There were a few mindless articles on Claude. Interviews he had given. And I found that the two of us had a great deal in common. He apparently enjoyed old movies, and I found him quoting a great deal of them in his interviews. A couple of them made me chuckle, especially since the interviewer hadn’t caught the reference. But, I caught them. I understood where his mind went and any given moment. Another reason why I was so good at what I did. Claude was also a fan of poetry, and that would prove to be challenging. Not something I was familiar with, but I could get behind it enough to study up on it. Claude Rodaire was sophisticated. A man with genuine tastes for the finer things in life.
This undercover operation would be the easiest of my career.
After jotting down some things he enjoyed, I moved to the women. What did they look like? How did they talk? How did they hold themselves? This department was even easier, because they all had a similar look. Long legs. Blonde hair. Rolled-back shoulders and a closed-off look in their eyes. The eye color varied, but they were all bold and bright colors. That would require a wig and some colors contacts for me, but nothing my makeup skills couldn’t handle. My hair was stark black. So much so that it looked purple to some people. And even though my eyes were green, they were dark. Rich, like my hair.

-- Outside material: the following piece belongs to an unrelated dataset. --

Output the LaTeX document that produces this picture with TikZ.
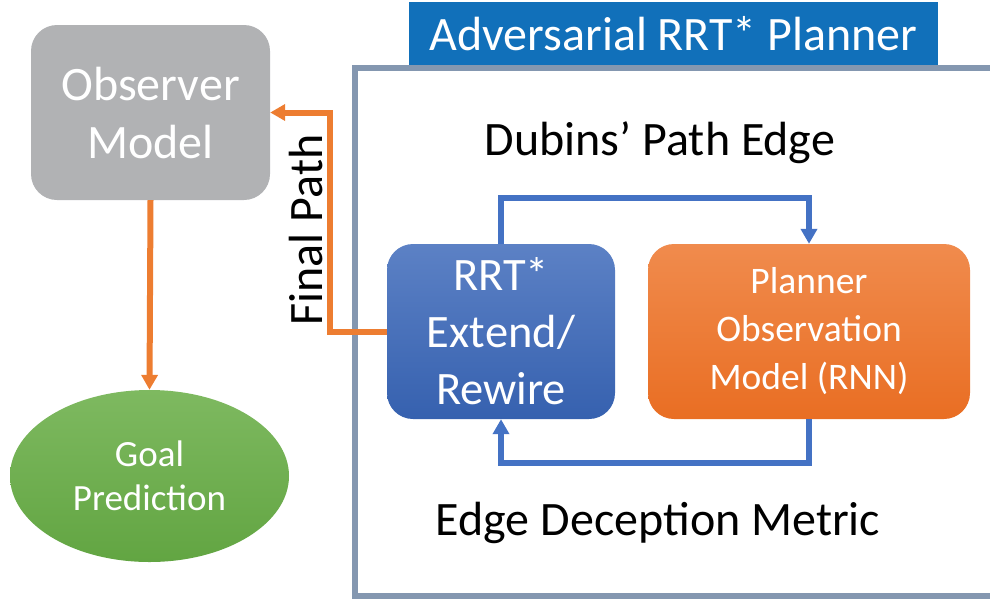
\documentclass[tikz,border=0pt]{standalone}
\usepackage{fontspec}
\setmainfont{Carlito}
\usetikzlibrary{arrows.meta,shapes.geometric}
\definecolor{obsgray}{RGB}{177,178,180}
\definecolor{framegray}{RGB}{132,151,176}
\definecolor{titleblue}{RGB}{17,112,186}
\definecolor{lineblue}{RGB}{68,114,196}
\definecolor{lineorange}{RGB}{237,125,49}
\definecolor{rrttop}{RGB}{92,129,197}
\definecolor{rrtbot}{RGB}{54,97,175}
\definecolor{plantop}{RGB}{240,139,77}
\definecolor{planbot}{RGB}{233,110,35}
\definecolor{goaltop}{RGB}{126,185,96}
\definecolor{goalbot}{RGB}{98,165,66}
\tikzset{
  box/.style={rounded corners=26pt, inner sep=0pt, align=center, text=white},
  bigtext/.style={font=\fontsize{48}{58}\selectfont},
  midtext/.style={font=\fontsize{37.5}{48}\selectfont},
  conn/.style={line width=6pt},
  tip/.style={-{Triangle[length=15pt,width=16pt]}},
}
\begin{document}
\begin{tikzpicture}[x=1pt,y=-1pt]
\useasboundingbox (0,0) rectangle (990,603);
\clip (0,0) rectangle (990,603);
% frame and title
\node[fill=titleblue, minimum width=529pt, minimum height=64pt, inner sep=0pt,
      text=white, bigtext] (title) at (673.5,34) {Adversarial RRT* Planner};
\draw[framegray, line width=6pt] (355,67.5) rectangle (1010,595.5);
% boxes
\node[box, fill=obsgray, minimum width=239pt, minimum height=175pt, bigtext]
  (obs) at (150.5,112.5) {Observer\\Model};
\node[ellipse, inner sep=0pt, minimum width=279pt, minimum height=172pt,
      top color=goaltop, bottom color=goalbot, text=white, align=center,
      font=\fontsize{37}{44}\selectfont]
  (goal) at (149.5,476) {Goal\\Prediction};
\node[box, top color=rrttop, bottom color=rrtbot, minimum width=228pt,
      minimum height=175pt, font=\fontsize{46.5}{57}\selectfont] (rrt) at (501,331.5) {RRT*\\Extend/\\Rewire};
\node[box, top color=plantop, bottom color=planbot, minimum width=322pt,
      minimum height=175pt, midtext] (plan) at (809,331.5)
  {Planner\\Observation\\Model (RNN)};
% labels
\node[bigtext] (dub) at (660,143) {Dubins’ Path Edge};
\node[bigtext] (edm) at (658,523) {Edge Deception Metric};
% connectors
\draw[conn, lineorange, tip] (obs.south) -- (goal.north);
\draw[conn, lineorange, tip] (rrt.west) -- ++(-57,0) coordinate (fp) |- (obs.east);
\node[bigtext, rotate=90, anchor=base] (fplabel) at (322,230) {Final Path};
\draw[conn, lineblue, tip] (rrt.north) -- ++(0,-46) -| (plan.north);
\draw[conn, lineblue, tip] (plan.south) -- ++(0,44) -| (rrt.south);
\end{tikzpicture}
\end{document}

But again, those were easy fixes.
The women on his arms weren’t too scantily clad, thank fuck. I’d just gotten off a case where the scraps of material I wore left little to the imagination. But, the women on his arms did wear tight clothes. Nothing was exposed, but everything was outlined.
“So he likes a tease,” I said to myself.
Throughout the night, Claude exposed himself to me. His mind and life gave way to me at the stroke of my fingers. In my research, in my analysis of his world, and in the way I delved into his psyche, I painted a picture of the man I’d make my mark. He smiled well for the camera. There was a glimmer in his eye that not too many hardened criminals had. It took a true professional to put on that type of show. Which meant he’d be a tough cookie to crack. Maybe I needed to reach out and have my makeup done professionally. Have my wig put on by someone else. I had to be tougher. I needed to step my game up to his level. My colored contacts would have to stay moisturized at all times so they wouldn’t slip. And my knowledge of the finer arts and poetry had to be on point. I had to do all of this while being the exact right percentage of alluring and approachable.
But, by the time I was done? Claude Rodaire wouldn’t know what hit him.
Not until we slapped the handcuffs on that son of a bitch’s wrists.